Gurvir Dhindsa and Jennifer Valdez on the newscast this morning on CBS46.

Credit: Rodney Ho

Credit: Rodney Ho

Gurvir Dhindsa and Jennifer Valdez on the newscast this morning on CBS46.

Posted Tuesday, October 24, 2017 by RODNEY HO/rh his AJC Radio & TV Talk blog o@ajc.com on 

The CBS46 morning newscast from 5 a.m. to 7 a.m. this week has featured the usual elements: breaking news, weather, traffic.

But it's also unusual and possibly unprecedented: the two primary anchors, the traffic reporter and the meteorologist are all minority females.

That would be Amanda Davis (hired earlier this year), Gurvir Dhindsa (hired on a temporary basis starting this week), Julie Smith and Jennifer Valdez.

Mark Pimental, the general manager, wrote me this morning to say what they had done in terms of racial and gender composition hadn't even entered his brain. "To us," he wrote, "it was four talented women who are good at their job."

"I can't imagine it was on purpose," said Will Frampton, a reporter who recently left CBS46 after six years and moved to Boston for personal reasons. "If I had been watching, it wouldn't have occurred to me. Everyone I know on that show are good people. Julie Smith is phenomenal. Jennifer Valdez is awesome. I only got to know Amanda Davis a little bit but she seems like a nice person."

Nonetheless, it could very well be a first, at least in the Atlanta market.

"That qualifies as a 'holy mackerel,' " said Michael Castengera, a senior lecturer at the University of Georgia's Grady School and consultant for local TV news stations. "As far as I know, that has not happened in any TV market."

CBS46 certainly has nothing to lose in its effort to stand out. Its morning newscast typically finishes fourth in a market where viewers are deeply loyal to their existing newscasts.

Just having two women anchors at the same time is relatively uncommon. Most newscasts in Atlanta feature a male-female combo.

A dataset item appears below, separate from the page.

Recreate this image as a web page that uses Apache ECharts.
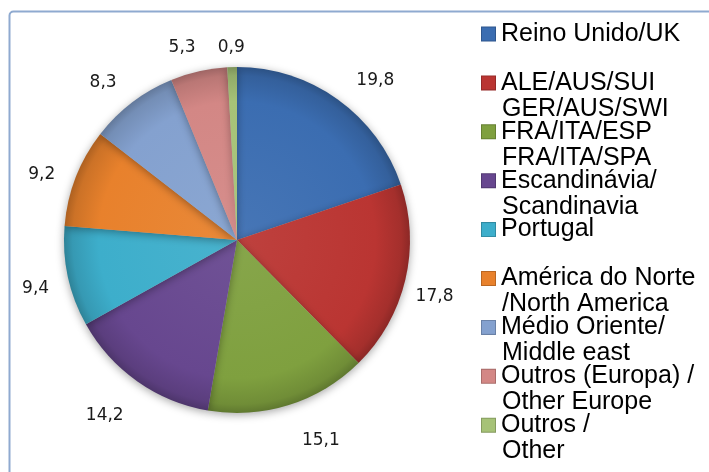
<!DOCTYPE html>
<html>
<head>
<meta charset="utf-8">
<script src="https://cdn.jsdelivr.net/npm/echarts@6/dist/echarts.min.js"></script>
<style>
html,body{margin:0;padding:0;background:#fff;}
#chart{width:709px;height:472px;}
</style>
</head>
<body>
<div id="chart"></div>
<script>
// ---- data ----
var namesPt = ['Reino Unido/UK', 'ALE/AUS/SUI', 'FRA/ITA/ESP', 'Escandinávia/', 'Portugal',
               'América do Norte', 'Médio Oriente/', 'Outros (Europa) /', 'Outros /'];
var namesEn = ['', 'GER/AUS/SWI', 'FRA/ITA/SPA', 'Scandinavia', '',
               '/North America', 'Middle east', 'Other Europe', 'Other'];
var values = [19.8, 17.8, 15.1, 14.2, 9.4, 9.2, 8.3, 5.3, 0.9];

// ---- styles ----
var colors = ['#3B6DB1', '#BA3532', '#7FA03F', '#67478F', '#3DAECB',
              '#E8812C', '#84A1CF', '#D38785', '#A6C277'];
// small label nudges (px) relative to the library-computed label positions
var labelNudge = [[20, -4], [0, 0], [23, -3], [-15, 0], [-3, -4], [-6, -2], [-11, -6], [-10, -4], [0, 0]];
var CX = 237, CY = 240, R = 173;

function shade(hex, f) {
  var n = parseInt(hex.slice(1), 16);
  var r = (n >> 16) & 255, g = (n >> 8) & 255, b = n & 255;
  function m(v) { return Math.max(0, Math.min(255, Math.round(f < 0 ? v * (1 + f) : v + (255 - v) * f))); }
  return 'rgb(' + m(r) + ',' + m(g) + ',' + m(b) + ')';
}

var names = namesPt.map(function (p, i) { return namesEn[i] ? p + '\n' + namesEn[i] : p; });

var pieData = values.map(function (v, i) {
  return {
    name: names[i], value: v,
    itemStyle: {
      color: {
        type: 'radial', x: CX, y: CY, r: R, global: true,
        colorStops: [
          { offset: 0, color: shade(colors[i], 0.06) },
          { offset: 0.8, color: colors[i] },
          { offset: 0.95, color: shade(colors[i], -0.12) },
          { offset: 1, color: shade(colors[i], -0.25) }
        ]
      }
    }
  };
});
var labelData = values.map(function (v, i) { return { name: names[i], value: v }; });

var LH = 26;
var rich = {
  p: { width: 14, height: 14, lineHeight: LH },
  t: { fontSize: 25, lineHeight: LH, fontFamily: 'Liberation Sans', color: '#000', padding: [0, 0, 0, 6] }
};
colors.forEach(function (c, i) {
  rich['s' + i] = { width: 13, height: 13, lineHeight: LH, backgroundColor: c, borderColor: shade(c, -0.2), borderWidth: 1 };
});

var chart = echarts.init(document.getElementById('chart'), null, { renderer: 'canvas' });
chart.setOption({
  animation: false,
  backgroundColor: '#fff',
  graphic: [{
    type: 'rect', left: 7, top: 9,
    shape: { width: 760, height: 520, r: 4 },
    style: { fill: 'none', stroke: '#8FAAD0', lineWidth: 2 },
    silent: true
  }],
  legend: {
    orient: 'vertical',
    left: 477, top: 21, height: 450,
    padding: 0,
    itemGap: -3.1,
    itemWidth: 0, itemHeight: 0,
    selectedMode: false,
    data: names,
    formatter: function (name) {
      var i = names.indexOf(name);
      return '{s' + i + '|}{t|' + namesPt[i] + '}\n{p|}{t|' + (namesEn[i] || ' ') + '}';
    },
    textStyle: { rich: rich, fontSize: 25, lineHeight: LH }
  },
  series: [{
    type: 'pie',
    center: [CX, CY],
    radius: R,
    startAngle: 90,
    clockwise: true,
    label: { show: false },
    labelLine: { show: false },
    itemStyle: { shadowBlur: 8, shadowColor: 'rgba(0,0,0,0.35)', shadowOffsetY: 2 },
    emphasis: { disabled: true },
    data: pieData
  }, {
    type: 'pie',
    center: [CX, CY + 10],
    radius: [184, 216],
    startAngle: 90,
    clockwise: true,
    silent: true,
    itemStyle: { color: 'rgba(0,0,0,0)' },
    label: {
      show: true, position: 'inside',
      fontFamily: 'DejaVu Sans', fontSize: 17, color: '#1a1a1a',
      formatter: function (p) { return String(p.value).replace('.', ','); }
    },
    labelLayout: function (p) {
      var n = labelNudge[p.dataIndex] || [0, 0];
      return { dx: n[0], dy: n[1] };
    },
    labelLine: { show: false },
    emphasis: { disabled: true },
    data: labelData
  }]
});
</script>
</body>
</html>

The chief meteorologists at all four stations are also all men though every weather team has at least one woman. (CBS46 had the first black female chief meteorologist Markina Brown, who worked there from 2010 to 2014.)

In recent years, CBS46 has hired several veteran newscasters who used to work at other stations. Both Davis and Dhindsa used to work at Fox 5.

The fact Dhindsa is "temporary" is unusual, Castengera said. Personally, I've covered local TV here for 12 years and don't recall an anchor hire ever being tagged with with the phrase "temporary."